Right-wing conspiracies have a new target: a tool that fights actual voter fraud

A Trump supporter holds up a "no voter fraud" sign in Arizona in 2020. The accelerating far-right disinformation campaign about a national voter-verification system is taking its toll.
A Trump supporter holds up a "no voter fraud" sign in Arizona in 2020. The accelerating far-right disinformation campaign about a national voter-verification system is taking its toll.
Courtney Pedroza/Getty Images

If Republicans over the past few years have made one thing clear, it's that they really care about voter fraud.

Sometimes they call it "election irregularities" or "shenanigans" but the issue has become a calling card for a party whose voters by and large falsely think elections in the U.S. are tainted.

Which is what makes a currently blossoming election conspiracy so strange: The far right is now running a disinformation campaign against one of the best tools that states have to detect and prevent voter fraud.

And experts worry voting policy is already starting to suffer as a result.

A data-sharing revolution

The tool is a shared database called the Electronic Registration Information Center, or ERIC for short. It allows states to securely share voter registration data across state lines and with a number of other government agencies, like the Social Security Administration and departments of motor vehicles.

That data sharing allows participating states to expand ballot access, by giving officials information that helps them reach out to eligible voters who have moved into their jurisdiction but have not yet registered to vote. But it also increases election security by notifying those same officials when a registered voter moves away or dies, allowing states to maintain more accurate voter rolls.

"When you move away from a state, you don't call your old state and say, 'Please take me off the voter lists,' " said David Becker, an elections expert and former Justice Department attorney who led the development of ERIC while working at the Pew Charitable Trusts. "So to get really strong data that someone moved to another state — got a driver's license there or maybe registered to vote — that's really powerful information that allows states to keep their data up to date."

The decade-old program now includes more than 30 states spanning the political spectrum, from Republican-led places like Alabama and South Carolina to more liberal states like Connecticut and Oregon.

But that bipartisan unity is now being tested, as some pockets of conservative media have ignited a pressure campaign against ERIC.

'Cutting their nose to spite their face'

On Jan. 20, the far-right blog The Gateway Pundit published the first of a number of articles about the program, falsely implying it is part of a left-wing election conspiracy.

Seven days later, Louisiana withdrew its membership, becoming the first state since ERIC's founding ever to do so.

Louisiana Secretary of State Kyle Ardoin announced the move quietly in a press release, citing "concerns raised by citizens, government watchdog organizations and media reports."

His office declined an interview request from NPR, but a member of Ardoin's staff said the secretary is still in touch with ERIC staff "to better understand the mechanics of ERIC" despite having "serious reservations."

Other Republican election officials told NPR the far-right misinformation campaign is reverberating in their states, too.

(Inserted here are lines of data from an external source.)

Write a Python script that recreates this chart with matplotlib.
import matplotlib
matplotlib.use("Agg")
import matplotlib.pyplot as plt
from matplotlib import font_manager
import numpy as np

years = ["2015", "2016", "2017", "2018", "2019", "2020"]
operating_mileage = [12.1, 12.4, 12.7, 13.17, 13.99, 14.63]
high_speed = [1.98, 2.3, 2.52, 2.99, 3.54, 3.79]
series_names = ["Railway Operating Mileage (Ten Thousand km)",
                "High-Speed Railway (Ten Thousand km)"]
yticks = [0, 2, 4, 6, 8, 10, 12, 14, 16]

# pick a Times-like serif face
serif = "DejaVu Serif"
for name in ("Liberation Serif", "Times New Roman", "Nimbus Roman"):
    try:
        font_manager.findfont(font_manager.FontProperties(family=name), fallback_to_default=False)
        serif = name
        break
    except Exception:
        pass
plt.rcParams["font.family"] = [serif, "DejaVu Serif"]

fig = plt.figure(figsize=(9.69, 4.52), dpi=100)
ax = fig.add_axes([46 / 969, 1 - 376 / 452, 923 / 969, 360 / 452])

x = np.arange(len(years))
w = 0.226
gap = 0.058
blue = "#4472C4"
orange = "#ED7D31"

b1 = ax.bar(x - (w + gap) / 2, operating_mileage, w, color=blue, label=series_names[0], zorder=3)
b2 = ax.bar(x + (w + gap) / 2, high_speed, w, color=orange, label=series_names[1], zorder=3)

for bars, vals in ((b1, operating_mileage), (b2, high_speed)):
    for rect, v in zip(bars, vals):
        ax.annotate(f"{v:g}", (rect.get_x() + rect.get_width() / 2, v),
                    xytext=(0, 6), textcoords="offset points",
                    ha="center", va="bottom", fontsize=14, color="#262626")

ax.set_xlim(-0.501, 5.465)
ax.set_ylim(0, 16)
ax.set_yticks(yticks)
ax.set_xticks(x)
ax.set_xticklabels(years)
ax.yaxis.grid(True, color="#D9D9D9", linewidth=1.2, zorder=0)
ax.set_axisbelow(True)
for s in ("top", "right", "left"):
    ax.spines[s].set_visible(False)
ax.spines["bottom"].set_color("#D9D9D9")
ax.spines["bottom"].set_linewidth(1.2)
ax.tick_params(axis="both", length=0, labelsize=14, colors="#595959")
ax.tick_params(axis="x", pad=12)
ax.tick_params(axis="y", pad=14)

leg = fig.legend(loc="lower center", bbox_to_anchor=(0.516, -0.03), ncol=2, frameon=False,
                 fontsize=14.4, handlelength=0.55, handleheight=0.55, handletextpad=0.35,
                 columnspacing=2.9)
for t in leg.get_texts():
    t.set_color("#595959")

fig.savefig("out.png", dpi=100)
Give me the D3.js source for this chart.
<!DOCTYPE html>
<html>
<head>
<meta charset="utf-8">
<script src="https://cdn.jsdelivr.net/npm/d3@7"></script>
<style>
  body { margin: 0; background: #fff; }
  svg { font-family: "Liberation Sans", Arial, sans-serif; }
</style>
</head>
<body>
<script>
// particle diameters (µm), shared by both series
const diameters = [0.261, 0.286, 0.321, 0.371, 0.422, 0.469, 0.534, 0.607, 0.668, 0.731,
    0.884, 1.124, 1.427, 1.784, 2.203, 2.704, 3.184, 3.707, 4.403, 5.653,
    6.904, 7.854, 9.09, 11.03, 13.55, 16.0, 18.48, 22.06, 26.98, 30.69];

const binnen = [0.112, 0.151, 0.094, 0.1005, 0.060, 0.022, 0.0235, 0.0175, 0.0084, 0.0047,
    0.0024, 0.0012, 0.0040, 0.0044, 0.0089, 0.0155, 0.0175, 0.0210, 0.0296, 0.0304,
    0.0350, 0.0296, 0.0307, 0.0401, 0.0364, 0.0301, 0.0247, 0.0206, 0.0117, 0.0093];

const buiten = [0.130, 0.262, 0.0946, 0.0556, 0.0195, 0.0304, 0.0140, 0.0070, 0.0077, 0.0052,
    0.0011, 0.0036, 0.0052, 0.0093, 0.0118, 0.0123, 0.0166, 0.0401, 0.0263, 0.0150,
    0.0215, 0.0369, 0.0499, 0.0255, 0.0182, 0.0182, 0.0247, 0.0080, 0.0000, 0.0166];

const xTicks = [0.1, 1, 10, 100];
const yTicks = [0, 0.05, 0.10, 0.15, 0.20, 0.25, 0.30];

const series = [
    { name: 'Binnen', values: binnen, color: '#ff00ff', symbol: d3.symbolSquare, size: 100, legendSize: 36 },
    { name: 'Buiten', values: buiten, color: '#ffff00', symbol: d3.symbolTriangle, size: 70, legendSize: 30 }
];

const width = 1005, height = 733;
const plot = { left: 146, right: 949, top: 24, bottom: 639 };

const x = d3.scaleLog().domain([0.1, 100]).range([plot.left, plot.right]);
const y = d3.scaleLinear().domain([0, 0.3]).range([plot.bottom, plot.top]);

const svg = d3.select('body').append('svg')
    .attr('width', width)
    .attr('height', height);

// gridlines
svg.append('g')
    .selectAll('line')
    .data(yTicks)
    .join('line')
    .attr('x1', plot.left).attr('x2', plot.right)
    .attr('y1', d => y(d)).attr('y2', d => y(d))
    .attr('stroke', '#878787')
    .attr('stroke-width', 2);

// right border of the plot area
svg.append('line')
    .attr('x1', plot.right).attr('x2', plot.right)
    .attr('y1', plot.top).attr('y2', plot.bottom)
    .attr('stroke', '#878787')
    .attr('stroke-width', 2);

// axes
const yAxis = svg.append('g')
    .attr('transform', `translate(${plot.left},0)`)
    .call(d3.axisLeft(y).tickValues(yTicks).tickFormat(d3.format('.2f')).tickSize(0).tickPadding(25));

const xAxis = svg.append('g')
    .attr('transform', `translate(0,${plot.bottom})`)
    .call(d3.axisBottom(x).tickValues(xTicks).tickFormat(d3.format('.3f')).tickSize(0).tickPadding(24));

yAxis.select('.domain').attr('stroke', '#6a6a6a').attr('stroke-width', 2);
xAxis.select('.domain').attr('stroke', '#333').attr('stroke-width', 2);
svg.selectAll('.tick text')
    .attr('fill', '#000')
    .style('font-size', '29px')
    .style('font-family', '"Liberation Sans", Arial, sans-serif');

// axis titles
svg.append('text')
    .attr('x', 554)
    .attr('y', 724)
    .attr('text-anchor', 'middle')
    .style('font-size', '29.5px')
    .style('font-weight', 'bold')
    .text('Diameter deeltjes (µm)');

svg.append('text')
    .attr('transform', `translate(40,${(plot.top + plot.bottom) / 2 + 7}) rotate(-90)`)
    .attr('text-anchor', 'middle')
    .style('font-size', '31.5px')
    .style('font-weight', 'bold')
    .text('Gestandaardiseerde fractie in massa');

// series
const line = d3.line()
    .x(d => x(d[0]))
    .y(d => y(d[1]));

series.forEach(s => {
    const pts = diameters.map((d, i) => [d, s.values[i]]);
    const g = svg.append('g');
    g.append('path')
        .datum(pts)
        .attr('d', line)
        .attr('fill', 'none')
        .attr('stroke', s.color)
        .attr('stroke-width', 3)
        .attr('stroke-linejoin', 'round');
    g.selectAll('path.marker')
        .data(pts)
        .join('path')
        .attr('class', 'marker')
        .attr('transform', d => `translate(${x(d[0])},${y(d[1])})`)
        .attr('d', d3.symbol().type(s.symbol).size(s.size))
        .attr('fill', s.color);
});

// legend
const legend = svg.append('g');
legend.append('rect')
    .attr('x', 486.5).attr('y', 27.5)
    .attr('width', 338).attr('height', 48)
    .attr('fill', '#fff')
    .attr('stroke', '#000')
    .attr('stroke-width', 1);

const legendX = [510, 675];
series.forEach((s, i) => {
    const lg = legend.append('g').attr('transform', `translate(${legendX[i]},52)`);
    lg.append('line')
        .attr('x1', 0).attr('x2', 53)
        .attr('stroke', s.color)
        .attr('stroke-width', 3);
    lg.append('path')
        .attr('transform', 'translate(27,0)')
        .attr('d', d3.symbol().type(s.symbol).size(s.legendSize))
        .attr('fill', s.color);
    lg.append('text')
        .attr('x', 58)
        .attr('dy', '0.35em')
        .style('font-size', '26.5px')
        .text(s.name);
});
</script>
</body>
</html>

"We have had a number of emails from some very ill-informed, uninformed or uneducated people," said Alabama Secretary of State John Merrill, a Republican.

Merrill is a supporter of former President Donald Trump, but also of ERIC. He's not running for reelection this fall, however, and at least one Republican candidate to replace Merrill has already announced he would withdraw the state from ERIC should he be elected.

That far-right pushback has been somewhat frustrating to Merrill, who noted the system provides the only way states have to accurately check whether someone has illegally cast a ballot in the same election in two states.

"It helps identify duplicate registrations," Merrill said. "It helps identify dual participation in elections. That's a concern [and] there's no other way that any state in the union can do that independently of ERIC."

So why is this system being targeted then?

Becker, who now runs the nonpartisan Center for Election Innovation & Research, says it's because election deniers don't actually want voting to be more secure or efficient. It's the same reason, he says, they often oppose ballot drop boxes even though they are considered a more secure way to return mail ballots than using the Postal Service.

"They don't care about actual integrity," Becker said. "They only care that their side wins. That is the most anti-democratic idea that I can imagine."

In a Twitter thread posted shortly after Louisiana's decision, Becker noted that since the state joined ERIC in 2014, the program has identified more than 16,000 dead people on Louisiana's voting lists and more than 54,000 people who have moved out of the state. But by choosing to leave, the state will no longer have access to that data.

"If a state leaves ERIC, what they're doing is cutting their nose to spite their face," Becker said. "They're handcuffing their ability to keep their lists accurate."